REQUIREMENT →
Return the material word for word. Do not include the pictures.

..........

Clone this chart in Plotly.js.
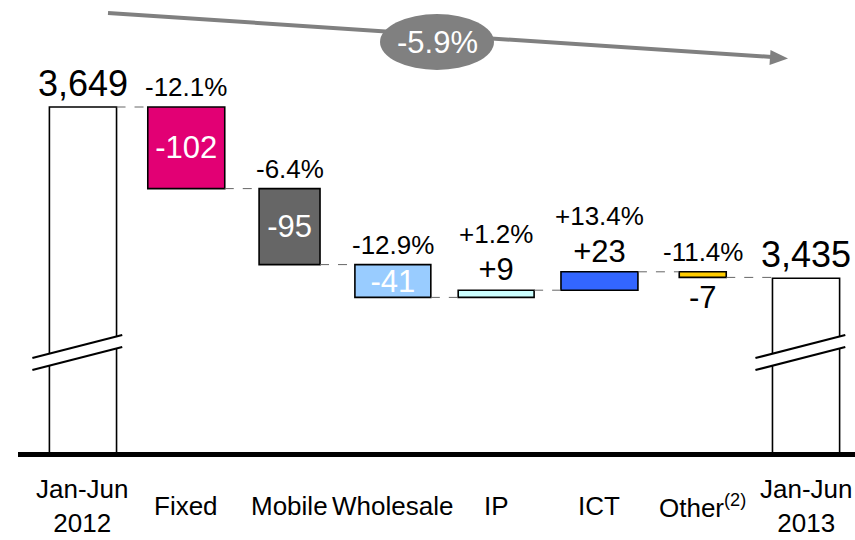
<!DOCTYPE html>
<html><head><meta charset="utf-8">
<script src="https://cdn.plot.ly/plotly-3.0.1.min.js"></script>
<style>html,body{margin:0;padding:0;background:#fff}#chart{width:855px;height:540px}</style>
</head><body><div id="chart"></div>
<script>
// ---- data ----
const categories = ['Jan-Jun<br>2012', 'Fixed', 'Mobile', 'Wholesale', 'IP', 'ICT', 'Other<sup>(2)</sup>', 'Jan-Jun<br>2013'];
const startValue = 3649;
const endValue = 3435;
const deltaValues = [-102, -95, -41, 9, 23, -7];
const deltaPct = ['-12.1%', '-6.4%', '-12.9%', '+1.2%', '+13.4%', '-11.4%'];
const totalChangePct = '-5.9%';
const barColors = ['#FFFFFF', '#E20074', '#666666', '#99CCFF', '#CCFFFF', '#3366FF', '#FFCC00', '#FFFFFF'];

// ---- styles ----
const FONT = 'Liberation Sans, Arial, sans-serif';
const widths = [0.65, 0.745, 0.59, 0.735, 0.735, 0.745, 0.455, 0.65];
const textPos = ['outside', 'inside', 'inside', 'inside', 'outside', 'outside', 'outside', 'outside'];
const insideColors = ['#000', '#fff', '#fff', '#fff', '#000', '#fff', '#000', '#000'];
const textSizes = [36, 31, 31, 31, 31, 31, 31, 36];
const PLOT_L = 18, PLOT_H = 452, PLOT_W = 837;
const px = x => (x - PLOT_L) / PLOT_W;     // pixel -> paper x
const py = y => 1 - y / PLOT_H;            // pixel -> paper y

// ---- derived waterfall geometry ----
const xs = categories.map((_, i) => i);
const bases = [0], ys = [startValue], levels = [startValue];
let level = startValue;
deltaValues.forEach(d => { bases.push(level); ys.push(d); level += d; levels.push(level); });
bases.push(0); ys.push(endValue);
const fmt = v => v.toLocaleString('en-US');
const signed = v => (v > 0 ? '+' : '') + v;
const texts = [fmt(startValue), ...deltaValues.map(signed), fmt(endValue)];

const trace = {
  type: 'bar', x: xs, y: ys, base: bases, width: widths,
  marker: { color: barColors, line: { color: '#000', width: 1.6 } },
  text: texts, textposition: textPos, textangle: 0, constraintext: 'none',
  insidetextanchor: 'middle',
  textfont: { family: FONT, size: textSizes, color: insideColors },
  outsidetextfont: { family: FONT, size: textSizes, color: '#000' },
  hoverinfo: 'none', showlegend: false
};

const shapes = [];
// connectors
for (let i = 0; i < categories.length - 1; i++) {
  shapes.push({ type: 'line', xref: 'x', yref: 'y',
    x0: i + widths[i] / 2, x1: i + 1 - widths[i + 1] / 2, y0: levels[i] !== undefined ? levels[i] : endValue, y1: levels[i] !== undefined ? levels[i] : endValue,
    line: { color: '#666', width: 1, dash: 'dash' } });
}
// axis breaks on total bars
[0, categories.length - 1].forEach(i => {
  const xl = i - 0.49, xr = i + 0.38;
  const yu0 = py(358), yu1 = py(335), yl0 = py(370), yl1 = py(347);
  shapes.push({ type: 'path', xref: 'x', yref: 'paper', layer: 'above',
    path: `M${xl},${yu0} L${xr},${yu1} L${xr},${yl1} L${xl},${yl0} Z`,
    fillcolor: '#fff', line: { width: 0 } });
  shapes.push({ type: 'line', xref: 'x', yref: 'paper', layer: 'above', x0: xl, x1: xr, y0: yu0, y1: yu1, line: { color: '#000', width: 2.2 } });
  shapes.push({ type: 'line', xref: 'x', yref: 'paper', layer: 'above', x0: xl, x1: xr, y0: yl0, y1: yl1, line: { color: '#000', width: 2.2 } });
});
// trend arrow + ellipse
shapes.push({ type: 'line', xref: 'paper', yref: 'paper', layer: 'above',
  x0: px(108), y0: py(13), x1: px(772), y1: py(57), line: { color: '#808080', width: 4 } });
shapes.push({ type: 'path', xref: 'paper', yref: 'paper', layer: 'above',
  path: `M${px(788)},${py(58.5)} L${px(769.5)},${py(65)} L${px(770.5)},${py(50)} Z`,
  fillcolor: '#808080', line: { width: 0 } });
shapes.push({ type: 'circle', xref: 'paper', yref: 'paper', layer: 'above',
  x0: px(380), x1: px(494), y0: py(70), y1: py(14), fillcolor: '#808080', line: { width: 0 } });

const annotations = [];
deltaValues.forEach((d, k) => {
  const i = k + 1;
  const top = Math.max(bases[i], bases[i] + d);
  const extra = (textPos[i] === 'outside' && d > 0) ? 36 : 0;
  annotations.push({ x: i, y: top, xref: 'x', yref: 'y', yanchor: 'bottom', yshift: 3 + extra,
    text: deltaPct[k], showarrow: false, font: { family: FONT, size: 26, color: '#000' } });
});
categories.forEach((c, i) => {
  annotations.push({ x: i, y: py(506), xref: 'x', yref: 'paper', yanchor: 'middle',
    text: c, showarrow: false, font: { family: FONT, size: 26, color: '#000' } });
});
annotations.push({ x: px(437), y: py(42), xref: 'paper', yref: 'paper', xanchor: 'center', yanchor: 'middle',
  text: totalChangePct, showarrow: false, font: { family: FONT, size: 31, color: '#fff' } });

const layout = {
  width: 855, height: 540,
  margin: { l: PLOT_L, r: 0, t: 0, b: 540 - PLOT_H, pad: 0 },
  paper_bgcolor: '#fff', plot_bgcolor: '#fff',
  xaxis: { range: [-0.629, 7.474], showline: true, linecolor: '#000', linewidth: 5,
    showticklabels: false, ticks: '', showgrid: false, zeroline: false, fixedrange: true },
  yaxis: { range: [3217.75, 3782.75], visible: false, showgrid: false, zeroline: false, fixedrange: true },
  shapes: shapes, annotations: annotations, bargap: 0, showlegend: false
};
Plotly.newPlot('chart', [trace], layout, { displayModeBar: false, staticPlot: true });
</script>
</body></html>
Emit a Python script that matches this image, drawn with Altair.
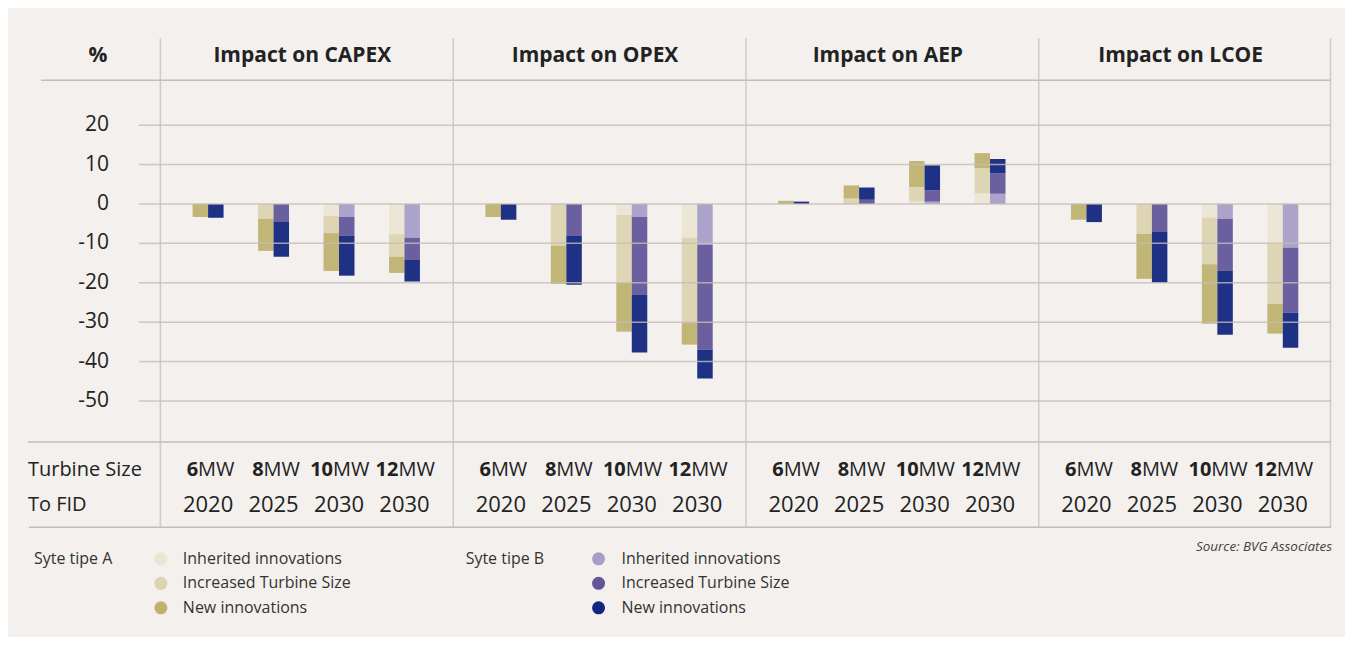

..........

SOLVED EXERCISE →
Clone this chart in Plotly.js.
<!DOCTYPE html>
<html><head><meta charset="utf-8">
<script src="https://cdn.plot.ly/plotly-3.0.1.min.js"></script>
<style>html,body{margin:0;padding:0;background:#fff}#chart{width:855px;height:540px}</style>
</head><body><div id="chart"></div>
<script>
// ---- data ----
const categories = ['Jan-Jun<br>2012', 'Fixed', 'Mobile', 'Wholesale', 'IP', 'ICT', 'Other<sup>(2)</sup>', 'Jan-Jun<br>2013'];
const startValue = 3649;
const endValue = 3435;
const deltaValues = [-102, -95, -41, 9, 23, -7];
const deltaPct = ['-12.1%', '-6.4%', '-12.9%', '+1.2%', '+13.4%', '-11.4%'];
const totalChangePct = '-5.9%';
const barColors = ['#FFFFFF', '#E20074', '#666666', '#99CCFF', '#CCFFFF', '#3366FF', '#FFCC00', '#FFFFFF'];

// ---- styles ----
const FONT = 'Liberation Sans, Arial, sans-serif';
const widths = [0.65, 0.745, 0.59, 0.735, 0.735, 0.745, 0.455, 0.65];
const textPos = ['outside', 'inside', 'inside', 'inside', 'outside', 'outside', 'outside', 'outside'];
const insideColors = ['#000', '#fff', '#fff', '#fff', '#000', '#fff', '#000', '#000'];
const textSizes = [36, 31, 31, 31, 31, 31, 31, 36];
const PLOT_L = 18, PLOT_H = 452, PLOT_W = 837;
const px = x => (x - PLOT_L) / PLOT_W;     // pixel -> paper x
const py = y => 1 - y / PLOT_H;            // pixel -> paper y

// ---- derived waterfall geometry ----
const xs = categories.map((_, i) => i);
const bases = [0], ys = [startValue], levels = [startValue];
let level = startValue;
deltaValues.forEach(d => { bases.push(level); ys.push(d); level += d; levels.push(level); });
bases.push(0); ys.push(endValue);
const fmt = v => v.toLocaleString('en-US');
const signed = v => (v > 0 ? '+' : '') + v;
const texts = [fmt(startValue), ...deltaValues.map(signed), fmt(endValue)];

const trace = {
  type: 'bar', x: xs, y: ys, base: bases, width: widths,
  marker: { color: barColors, line: { color: '#000', width: 1.6 } },
  text: texts, textposition: textPos, textangle: 0, constraintext: 'none',
  insidetextanchor: 'middle',
  textfont: { family: FONT, size: textSizes, color: insideColors },
  outsidetextfont: { family: FONT, size: textSizes, color: '#000' },
  hoverinfo: 'none', showlegend: false
};

const shapes = [];
// connectors
for (let i = 0; i < categories.length - 1; i++) {
  shapes.push({ type: 'line', xref: 'x', yref: 'y',
    x0: i + widths[i] / 2, x1: i + 1 - widths[i + 1] / 2, y0: levels[i] !== undefined ? levels[i] : endValue, y1: levels[i] !== undefined ? levels[i] : endValue,
    line: { color: '#666', width: 1, dash: 'dash' } });
}
// axis breaks on total bars
[0, categories.length - 1].forEach(i => {
  const xl = i - 0.49, xr = i + 0.38;
  const yu0 = py(358), yu1 = py(335), yl0 = py(370), yl1 = py(347);
  shapes.push({ type: 'path', xref: 'x', yref: 'paper', layer: 'above',
    path: `M${xl},${yu0} L${xr},${yu1} L${xr},${yl1} L${xl},${yl0} Z`,
    fillcolor: '#fff', line: { width: 0 } });
  shapes.push({ type: 'line', xref: 'x', yref: 'paper', layer: 'above', x0: xl, x1: xr, y0: yu0, y1: yu1, line: { color: '#000', width: 2.2 } });
  shapes.push({ type: 'line', xref: 'x', yref: 'paper', layer: 'above', x0: xl, x1: xr, y0: yl0, y1: yl1, line: { color: '#000', width: 2.2 } });
});
// trend arrow + ellipse
shapes.push({ type: 'line', xref: 'paper', yref: 'paper', layer: 'above',
  x0: px(108), y0: py(13), x1: px(772), y1: py(57), line: { color: '#808080', width: 4 } });
shapes.push({ type: 'path', xref: 'paper', yref: 'paper', layer: 'above',
  path: `M${px(788)},${py(58.5)} L${px(769.5)},${py(65)} L${px(770.5)},${py(50)} Z`,
  fillcolor: '#808080', line: { width: 0 } });
shapes.push({ type: 'circle', xref: 'paper', yref: 'paper', layer: 'above',
  x0: px(380), x1: px(494), y0: py(70), y1: py(14), fillcolor: '#808080', line: { width: 0 } });

const annotations = [];
deltaValues.forEach((d, k) => {
  const i = k + 1;
  const top = Math.max(bases[i], bases[i] + d);
  const extra = (textPos[i] === 'outside' && d > 0) ? 36 : 0;
  annotations.push({ x: i, y: top, xref: 'x', yref: 'y', yanchor: 'bottom', yshift: 3 + extra,
    text: deltaPct[k], showarrow: false, font: { family: FONT, size: 26, color: '#000' } });
});
categories.forEach((c, i) => {
  annotations.push({ x: i, y: py(506), xref: 'x', yref: 'paper', yanchor: 'middle',
    text: c, showarrow: false, font: { family: FONT, size: 26, color: '#000' } });
});
annotations.push({ x: px(437), y: py(42), xref: 'paper', yref: 'paper', xanchor: 'center', yanchor: 'middle',
  text: totalChangePct, showarrow: false, font: { family: FONT, size: 31, color: '#fff' } });

const layout = {
  width: 855, height: 540,
  margin: { l: PLOT_L, r: 0, t: 0, b: 540 - PLOT_H, pad: 0 },
  paper_bgcolor: '#fff', plot_bgcolor: '#fff',
  xaxis: { range: [-0.629, 7.474], showline: true, linecolor: '#000', linewidth: 5,
    showticklabels: false, ticks: '', showgrid: false, zeroline: false, fixedrange: true },
  yaxis: { range: [3217.75, 3782.75], visible: false, showgrid: false, zeroline: false, fixedrange: true },
  shapes: shapes, annotations: annotations, bargap: 0, showlegend: false
};
Plotly.newPlot('chart', [trace], layout, { displayModeBar: false, staticPlot: true });
</script>
</body></html>
Emit a Python script that matches this image, drawn with Altair.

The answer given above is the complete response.